Eroticism and the social body are central to several paintings in the exhibition, including Mike Cockrill’s St. Sebastian (2007), a biting satire on war, religion, and taboo attraction set in a ‘60s suburban backyard barbecue, the banality of which is disturbed by helicopters in the distance. A reference to the martyred saint appears also in David Wojnarowicz’s Fuck You Faggot Fucker (1984), a searing, boundary-breaking collage consisting of two men kissing waist-deep in the water, amidst fragments of world maps, lurid black & white photographs taken in a crumbling interior, and men’s room graffiti featuring the titular phrase. Situated like a priest in a confession booth, the black inmate in Martin Wong’s tightly compressed Come over Here Rockface (ca. 1994) taunts the hunky white cop on the other side of the bars with a lascivious request.
With its photorealistic fragments of teeth, lips, and hair suspended in clear, viscous liquid, Marilyn Minter’s Cracked Up (2013), a painting on metal, is an unsettling collision of glamor and violence. Sue Williams’ The Relatives in Yellow (ca. 1997) is a one-artist game of cadavre exquis in which brazenly sketched female bodies in party attire butt against a sordid variety of appendages. There’s a double-wink at patriarchy in Deborah Kass’s eye-boggling Daddy I Would Love to Dance (2008), whose bold-cap-lettered lyric from A Chorus Line emerges subversively from a prismatic hard-edged abstraction à la Frank Stella. Dance and societal restriction is also at the center of Keith Haring’s chalk- on-black paper “subway” drawing (1982), which conveys with telegraphic expediency the frenetic motion of two bound-together figures.
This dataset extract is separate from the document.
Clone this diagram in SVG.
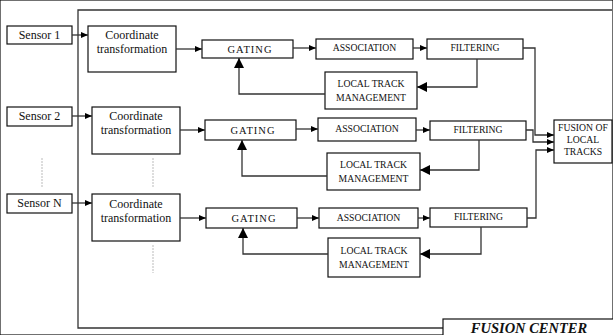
<svg xmlns="http://www.w3.org/2000/svg" width="613" height="335" viewBox="0 0 613 335" font-family="'Liberation Serif', 'Times New Roman', 'DejaVu Serif', serif">
<defs>
<marker id="a" markerWidth="7" markerHeight="6" refX="7" refY="3" orient="auto" markerUnits="userSpaceOnUse"><path d="M0,0 L7,3 L0,6 Z" fill="#000"/></marker>
<marker id="b" markerWidth="10" markerHeight="10" refX="10" refY="5" orient="auto" markerUnits="userSpaceOnUse"><path d="M0,0 L10,5 L0,10 Z" fill="#000"/></marker>
</defs>
<style>
rect{fill:#fff;stroke:#111;stroke-width:1.2}
.l{fill:none;stroke:#333;stroke-width:1.3}
.d{fill:none;stroke:#bbb;stroke-width:1;stroke-dasharray:2 1}
text{font-family:'Liberation Serif','Times New Roman','DejaVu Serif',serif;fill:#111;text-anchor:middle}
.s{font-size:12px}
.c{font-size:12px}
.u{font-size:9.7px}
.g{font-size:10.5px;letter-spacing:1px}
</style>
<rect width="613" height="335" fill="#fff" stroke="none"/>
<g id="frame">
<path class="l" d="M612,10 L78,10 L78,328 L443,328"/>
</g>
<g id="fusion-center"><rect x="443" y="319" width="175" height="20"/><text x="529" y="332.5" style="font-size:14.5px;font-weight:bold;font-style:italic">FUSION CENTER</text></g>
<g id="sensor1"><rect x="7" y="26" width="65" height="18"/><text class="s" x="39.5" y="39">Sensor 1</text></g>
<g id="sensor2"><rect x="7" y="107" width="65" height="19"/><text class="s" x="39.5" y="120">Sensor 2</text></g>
<g id="sensorN"><rect x="7" y="194" width="65" height="19"/><text class="s" x="39.5" y="207">Sensor N</text></g>
<g id="ct1"><rect x="88" y="26" width="88" height="46"/><text class="c" x="132" y="39">Coordinate</text><text class="c" x="132" y="53">transformation</text></g>
<g id="ct2"><rect x="92" y="107" width="88" height="47"/><text class="c" x="136" y="120">Coordinate</text><text class="c" x="136" y="134">transformation</text></g>
<g id="ctN"><rect x="92" y="194" width="88" height="47"/><text class="c" x="136" y="208">Coordinate</text><text class="c" x="136" y="222">transformation</text></g>
<g id="gating1"><rect x="202" y="40" width="91" height="18"/><text class="g" x="250" y="52.5">GATING</text></g>
<g id="assoc1"><rect x="316" y="39" width="97" height="20"/><text class="u" x="364.5" y="51">ASSOCIATION</text></g>
<g id="filter1"><rect x="427" y="39" width="96" height="20"/><text class="u" x="475" y="51">FILTERING</text></g>
<g id="ltm1"><rect x="325" y="72" width="92" height="37"/><text class="u" x="371" y="87">LOCAL TRACK</text><text class="u" x="371" y="101">MANAGEMENT</text></g>
<g id="gating2"><rect x="205" y="120" width="91" height="20"/><text class="g" x="253" y="133.5">GATING</text></g>
<g id="assoc2"><rect x="318" y="118" width="98" height="23"/><text class="u" x="367" y="132">ASSOCIATION</text></g>
<g id="filter2"><rect x="430" y="121" width="96" height="19"/><text class="u" x="478" y="133">FILTERING</text></g>
<g id="ltm2"><rect x="327" y="153" width="93" height="37"/><text class="u" x="373.5" y="168">LOCAL TRACK</text><text class="u" x="373.5" y="182">MANAGEMENT</text></g>
<g id="gating3"><rect x="206" y="208" width="91" height="20"/><text class="g" x="254" y="221.5">GATING</text></g>
<g id="assoc3"><rect x="319" y="208" width="99" height="20"/><text class="u" x="368.5" y="221">ASSOCIATION</text></g>
<g id="filter3"><rect x="430" y="208" width="97" height="19"/><text class="u" x="478.5" y="220">FILTERING</text></g>
<g id="ltm3"><rect x="328" y="238" width="92" height="39"/><text class="u" x="374" y="254">LOCAL TRACK</text><text class="u" x="374" y="268">MANAGEMENT</text></g>
<g id="fusion"><rect x="554" y="120" width="58" height="43"/><text class="u" x="583" y="131">FUSION OF</text><text class="u" x="583" y="143">LOCAL</text><text class="u" x="583" y="155">TRACKS</text></g>
<g id="connectors">
<path class="l" d="M72,35 L88,35" marker-end="url(#a)"/>
<path class="l" d="M72,116 L92,116" marker-end="url(#a)"/>
<path class="l" d="M72,203 L92,203" marker-end="url(#a)"/>
<path class="l" d="M176,49 L202,49" marker-end="url(#a)"/>
<path class="l" d="M180,130 L205,130" marker-end="url(#a)"/>
<path class="l" d="M180,218 L206,218" marker-end="url(#a)"/>
<path class="l" d="M293,48 L316,48" marker-end="url(#a)"/>
<path class="l" d="M413,48 L427,48" marker-end="url(#a)"/>
<path class="l" d="M296,129 L318,129" marker-end="url(#a)"/>
<path class="l" d="M416,130 L430,130" marker-end="url(#a)"/>
<path class="l" d="M297,218 L319,218" marker-end="url(#a)"/>
<path class="l" d="M418,218 L430,218" marker-end="url(#a)"/>
<path class="l" d="M477,59 L477,87 L417,87" marker-end="url(#b)"/>
<path class="l" d="M325,94 L239,94 L239,58" marker-end="url(#b)"/>
<path class="l" d="M479,140 L479,170 L420,170" marker-end="url(#b)"/>
<path class="l" d="M327,176 L242,176 L242,140" marker-end="url(#b)"/>
<path class="l" d="M481,227 L481,254 L420,254" marker-end="url(#b)"/>
<path class="l" d="M328,254 L243,254 L243,228" marker-end="url(#b)"/>
<path class="l" d="M523,48 L535,48 L535,135 L554,135" marker-end="url(#a)"/>
<path class="l" d="M526,130 L533,130 L533,142 L554,142" marker-end="url(#a)"/>
<path class="l" d="M527,218 L536,218 L536,150 L554,150" marker-end="url(#a)"/>
<path class="d" d="M42,158 L42,187"/>
<path class="d" d="M153,158 L153,187"/>
<path class="d" d="M153,245 L153,273"/>
</g>
</svg>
The immersion of oneself in the desired other is spotlighted in Tracey Emin’s neon wall sculpture, I Think It’s All in My Head, a lover’s handwritten, clichéd rumination—replete with a crossed out phrase—blown up to the scale of a store window sign. And in Jennifer Gustavson’s video, I Love You (2015), the artist faces us, reciting “I love you” incessantly in real time, growing progressively sadder as she chain-smokes and drinks beer.
Love is hard, and we inscribe our lustful proclivities into the order of things, even the inanimate world. Aura Rosenberg’s floor installation of Dialectical Porn Rocks (1989- 2016)—which hits the exhibition’s title on the nose—is a hybridized artistic-natural overlay in which fragments of photos from pornographic magazines are bonded to the smooth surfaces of creek rocks. Porn, no matter how natural, is nothing if not artifice. Jane Dickson’s starkly confrontational Peep 2 (1992-96) situates the viewer uncomfortably as the “client” who has fed a coin slot in order to ogle a performer who feigns ecstasy on the other side of the glass.
John Ahearn’s compelling Luis and Virginia Arroyo (1980), a lifecast relief of two lovers captured in impassioned yet wistful embrace, is the only truly forthright expression of love in the exhibition. The perceptive viewer is aware, however, that Luis’s hidden hand bears the dark four-letter obverse of the “L-O-V-E” tattooed (à la Mitchum’s Reverend Henry Powell) on his visible fingers. Finally, as in most of Walter Robinson’s paintings, it is difficult to determine just how many grains of irony apply to the male-female stereotypes pictured in Randall and the River of Time (2015), in which the ‘50s pulp- sizzler protagonist turns away dejectedly from a temptress in a loosely gathered robe. But that moment of conflicted engagement captures the fraught reality of love and its hard- and softcore seductions.